Introduction
We built this quartz halogen heater lamp tube to be a seriously compact powerhouse—a high-intensity infrared heat source that gets straight to work. It’s for those industrial jobs where you need heat, fast, in a tight spot. When convection heating just can’t keep up, this tube steps in to deliver predictable, repeatable warmth without making you redesign the entire system.

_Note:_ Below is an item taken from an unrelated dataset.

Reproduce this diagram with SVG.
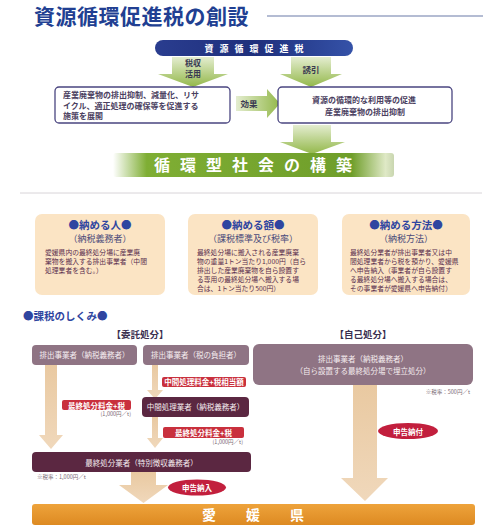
<svg xmlns="http://www.w3.org/2000/svg" width="500" height="529" viewBox="0 0 500 529">
<defs>
<linearGradient id="gBlue" x1="0" y1="0" x2="1" y2="0"><stop offset="0" stop-color="#2a3d8f"/><stop offset="0.5" stop-color="#1e2f7c"/><stop offset="1" stop-color="#3552a8"/></linearGradient>
<linearGradient id="gGreenDown" x1="0" y1="0" x2="0" y2="1"><stop offset="0" stop-color="#e4edd0"/><stop offset="1" stop-color="#93b84a"/></linearGradient>
<linearGradient id="gGreenRight" x1="0" y1="0" x2="1" y2="0"><stop offset="0" stop-color="#e4edd0"/><stop offset="1" stop-color="#93b84a"/></linearGradient>
<linearGradient id="gBanner" x1="0" y1="0" x2="1" y2="0"><stop offset="0" stop-color="#ffffff"/><stop offset="0.12" stop-color="#7fae34"/><stop offset="0.85" stop-color="#6f9e2a"/><stop offset="0.97" stop-color="#dfe9c6"/><stop offset="1" stop-color="#c9d6b0"/></linearGradient>
<linearGradient id="gTan" x1="0" y1="0" x2="0" y2="1"><stop offset="0" stop-color="#e9c9a1"/><stop offset="1" stop-color="#f0d8bb"/></linearGradient>
<linearGradient id="gOrange" x1="0" y1="0" x2="0" y2="1"><stop offset="0" stop-color="#eea33b"/><stop offset="1" stop-color="#dd8a22"/></linearGradient>
<style>
.jp{font-family:"Noto Sans CJK JP","Noto Sans",sans-serif}
.b{font-weight:bold}
.beigeT{fill:#2f45a0;font-weight:bold;font-size:10.5px}
.beigeS{fill:#4a4a7a;font-size:9px}
.beigeB{fill:#5a2e4e;font-size:6.8px}
.mauve{fill:#8f7484}
.maroon{fill:#5b2741}
.wt{fill:#f5ecef;font-size:7.5px}
.red{fill:#c9303d}
.redT{fill:#ffffff;font-weight:bold;font-size:7.5px}
.small{fill:#7a6a74;font-size:5.5px}
.tan{fill:url(#gTan)}
</style>
</defs>

<!-- Title -->
<g id="title">
<text x="34" y="24" class="jp b" font-size="21" fill="#213f92" letter-spacing="0.5">資源循環促進税の創設</text>
<line x1="267" y1="16" x2="483" y2="16" stroke="#6a7aa8" stroke-width="1.2"/>
</g>

<!-- Connectors -->
<g id="connectors">
<path d="M172 57 H214 V74 H228 L193 87 L158 74 H172 Z" fill="url(#gGreenDown)"/>
<path d="M291 57 H331 V74 H342 L311 87 L280 74 H291 Z" fill="url(#gGreenDown)"/>
<path d="M236 96 H267 V89 L280 103.5 L267 118 V111 H236 Z" fill="url(#gGreenRight)"/>
<path d="M293 125 H331 V142 H345 L312 154 L280 142 H293 Z" fill="url(#gGreenDown)"/>
<path d="M45 365 H57 V435 H63 L51 449 L39 435 H45 Z" class="tan"/>
<path d="M152 365 H158 V390 H163 L155 399 L147 390 H152 Z" class="tan"/>
<path d="M152 416 H158 V438 H163 L155 448 L147 438 H152 Z" class="tan"/>
<path d="M131 472 H156 V485 H168 L143.5 503 L119 485 H131 Z" class="tan"/>
<path d="M353 385 H377 V478 H388 L365 501 L341 478 H353 Z" class="tan"/>
</g>

<g id="label-zeishu" class="jp b" font-size="8" fill="#3a3a52">
<text x="193" y="66" text-anchor="middle">税収</text>
<text x="193" y="77" text-anchor="middle">活用</text>
</g>
<g id="label-yuin" class="jp b" font-size="8.5" fill="#3a3a52"><text x="311" y="73" text-anchor="middle">誘引</text></g>
<g id="label-koka" class="jp b" font-size="8.5" fill="#3a3a52"><text x="249" y="107" text-anchor="middle">効果</text></g>

<!-- Top pill -->
<g id="tax-pill">
<rect x="155" y="40" width="198" height="16" rx="8" fill="url(#gBlue)"/>
<text x="257" y="51.5" text-anchor="middle" class="jp b" font-size="9" fill="#ffffff" letter-spacing="6">資源循環促進税</text>
</g>

<!-- Left box -->
<g id="box-policy">
<rect x="55" y="87" width="175" height="36" rx="4" fill="#ffffff" stroke="#4a4580" stroke-width="1.3"/>
<text class="jp b" font-size="8" fill="#4a4060">
<tspan x="63" y="98">産業廃棄物の排出抑制、減量化、リサ</tspan>
<tspan x="63" y="108.5">イクル、適正処理の確保等を促進する</tspan>
<tspan x="63" y="119">施策を展開</tspan>
</text>
</g>

<!-- Right box -->
<g id="box-effect">
<rect x="278" y="87" width="174" height="36" rx="4" fill="#ffffff" stroke="#4a4580" stroke-width="1.3"/>
<text class="jp b" font-size="8" fill="#4a4060" text-anchor="middle">
<tspan x="365" y="103">資源の循環的な利用等の促進</tspan>
<tspan x="365" y="115">産業廃棄物の排出抑制</tspan>
</text>
</g>

<!-- Green banner -->
<g id="banner-society">
<rect x="113" y="153" width="281" height="24" rx="3" fill="url(#gBanner)"/>
<text x="258" y="171" text-anchor="middle" class="jp b" font-size="16" fill="#ffffff" letter-spacing="10">循環型社会の構築</text>
</g>

<line x1="20" y1="193" x2="482" y2="193" stroke="#d8d4d8" stroke-width="1"/>

<!-- Beige boxes -->
<g id="box-payer">
<rect x="35" y="214" width="130" height="81" rx="7" fill="#fbe4c4"/>
<text x="100" y="229" text-anchor="middle" class="jp beigeT">●納める人●</text>
<text x="100" y="242" text-anchor="middle" class="jp beigeS">（納税義務者）</text>
<text class="jp beigeB">
<tspan x="45" y="255">愛媛県内の最終処分場に産業廃</tspan>
<tspan x="45" y="264">棄物を搬入する排出事業者（中間</tspan>
<tspan x="45" y="273">処理業者を含む。）</tspan>
</text>
</g>

<g id="box-amount">
<rect x="188" y="214" width="130" height="81" rx="7" fill="#fbe4c4"/>
<text x="253" y="229" text-anchor="middle" class="jp beigeT">●納める額●</text>
<text x="253" y="242" text-anchor="middle" class="jp beigeS">（課税標準及び税率）</text>
<text class="jp beigeB">
<tspan x="197" y="255">最終処分場に搬入される産業廃棄</tspan>
<tspan x="197" y="264">物の重量1トン当たり1,000円（自ら</tspan>
<tspan x="197" y="273">排出した産業廃棄物を自ら設置す</tspan>
<tspan x="197" y="282">る専用の最終処分場へ搬入する場</tspan>
<tspan x="197" y="291">合は、1トン当たり500円）</tspan>
</text>
</g>

<g id="box-method">
<rect x="342" y="214" width="128" height="81" rx="7" fill="#fbe4c4"/>
<text x="406" y="229" text-anchor="middle" class="jp beigeT">●納める方法●</text>
<text x="406" y="242" text-anchor="middle" class="jp beigeS">（納税方法）</text>
<text class="jp beigeB">
<tspan x="350" y="255">最終処分業者が排出事業者又は中</tspan>
<tspan x="350" y="264">間処理業者から税を預かり、愛媛県</tspan>
<tspan x="350" y="273">へ申告納入（事業者が自ら設置す</tspan>
<tspan x="350" y="282">る最終処分場へ搬入する場合は、</tspan>
<tspan x="350" y="291">その事業者が愛媛県へ申告納付）</tspan>
</text>
</g>

<!-- Section heading -->
<g id="heading-mechanism">
<text x="23" y="320" class="jp b" font-size="10.5" fill="#2f45a0">●課税のしくみ●</text>
<text x="140" y="338" text-anchor="middle" class="jp b" font-size="9.5" fill="#3a3050">【委託処分】</text>
<text x="363" y="338" text-anchor="middle" class="jp b" font-size="9.5" fill="#3a3050">【自己処分】</text>
</g>

<g id="node-emitter-a">
<rect x="32" y="345" width="105" height="20" rx="4" class="mauve"/>
<text x="84.5" y="358" text-anchor="middle" class="jp wt">排出事業者（納税義務者）</text>
</g>

<g id="node-emitter-b">
<rect x="143" y="345" width="106" height="20" rx="4" class="mauve"/>
<text x="196" y="358" text-anchor="middle" class="jp wt">排出事業者（税の負担者）</text>
</g>

<g id="node-emitter-c">
<rect x="253" y="344" width="220" height="41" rx="6" class="mauve"/>
<text x="363" y="362" text-anchor="middle" class="jp wt">排出事業者（納税義務者）</text>
<text x="363" y="374" text-anchor="middle" class="jp wt">（自ら設置する最終処分場で埋立処分）</text>
</g>
<text x="470" y="394" text-anchor="end" class="jp small">※税率：500円／t</text>

<g id="label-intermediate-fee">
<rect x="162" y="377" width="84" height="10" rx="2" class="red"/>
<text x="204" y="385" text-anchor="middle" class="jp redT" font-size="7">中間処理料金+税相当額</text>
</g>

<g id="node-intermediate">
<rect x="142" y="397" width="107" height="20" rx="4" class="maroon"/>
<text x="195.5" y="410" text-anchor="middle" class="jp wt">中間処理業者（納税義務者）</text>
</g>

<g id="label-final-fee-a">
<rect x="62" y="400" width="69" height="10" rx="2" class="red"/>
<text x="96.5" y="408.5" text-anchor="middle" class="jp redT">最終処分料金+税</text>
<text x="131" y="416" text-anchor="end" class="jp small">(1,000円／t)</text>
</g>

<g id="label-final-fee-b">
<rect x="163" y="427" width="81" height="11" rx="2" class="red"/>
<text x="203.5" y="435.5" text-anchor="middle" class="jp redT" font-size="8">最終処分料金+税</text>
<text x="243" y="444" text-anchor="end" class="jp small">(1,000円／t)</text>
</g>

<g id="node-final">
<rect x="32" y="452" width="219" height="20" rx="4" class="maroon"/>
<text x="141.5" y="465.5" text-anchor="middle" class="jp wt" font-size="8">最終処分業者（特別徴収義務者）</text>
</g>
<text x="37" y="479" class="jp small">※税率：1,000円／t</text>

<g id="label-shinkoku-nyu">
<ellipse cx="197" cy="487.5" rx="29" ry="8" fill="#c21f3d"/>
<text x="197" y="491" text-anchor="middle" class="jp redT" font-size="8.5">申告納入</text>
</g>

<g id="label-shinkoku-fu">
<ellipse cx="408" cy="431" rx="30" ry="8" fill="#c21f3d"/>
<text x="408" y="434.5" text-anchor="middle" class="jp redT" font-size="8.5">申告納付</text>
</g>

<g id="node-ehime">
<rect x="32" y="504" width="443" height="21" rx="3" fill="url(#gOrange)"/>
<text x="268" y="520" text-anchor="middle" class="jp b" font-size="14" fill="#ffffff" letter-spacing="30">愛媛県</text>
</g>
</svg>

Power, Voltage, and Size: Why It Matters
Here’s the thing about its guts: we packed a lot of power into a small space. These tubes run at 2500W to 3000W, and we chose 400V for a smart reason. It keeps the current lower for the same wattage, which means you can use smaller wiring and keep the terminals inside the fixture from getting too hot. Then there’s the 300mm length. It’s the kind of footprint that feels just right—long enough to cover a specific zone, but short enough to slip into tight equipment without forcing you to overhaul the whole machine bay. You get a ton of concentrated heat in a small package. But that also means the surrounding hardware has to be up to the task. With a 400V, 2500W tube throwing off that much heat, the socket, wiring, and any shielding need to be built for continuous high temperatures.
What It’s Made Of
The envelope is quartz, plain and simple, because it can handle intense heat and lets infrared light pass through with no problem. Inside, the halogen cycle keeps the filament clean, even when things get seriously hot. That’s what gives you stable output over the life of the lamp, and it’s why you won’t see the blackening that plagues standard incandescent bulbs. We went with R7s connectors for a reason. They give you a secure, two-contact connection that handles the current and makes the lamp a simple drop-in replacement. And the tube’s surface is treated to fine-tune the infrared spectrum, helping it absorb better into materials like plastics, while keeping the quartz tough enough to handle sudden temperature changes.
Where It Shines
You’ll find these tubes in places that demand fast, focused heating: plastic heating and forming, curing adhesives, drying components. Because it’s compact and intense, you can keep the heat right where you need it. That means faster response and more repeatable results. But there is a trade-off. It runs hot. So you need to plan for proper airflow, reflectors, and insulation to shield nearby parts. When you pair the tube with a correctly rated fixture and a solid cooling plan, you’ve got a reliable workhorse. And when it’s time for a replacement, you can swap it out quickly on the line without rewiring the whole system.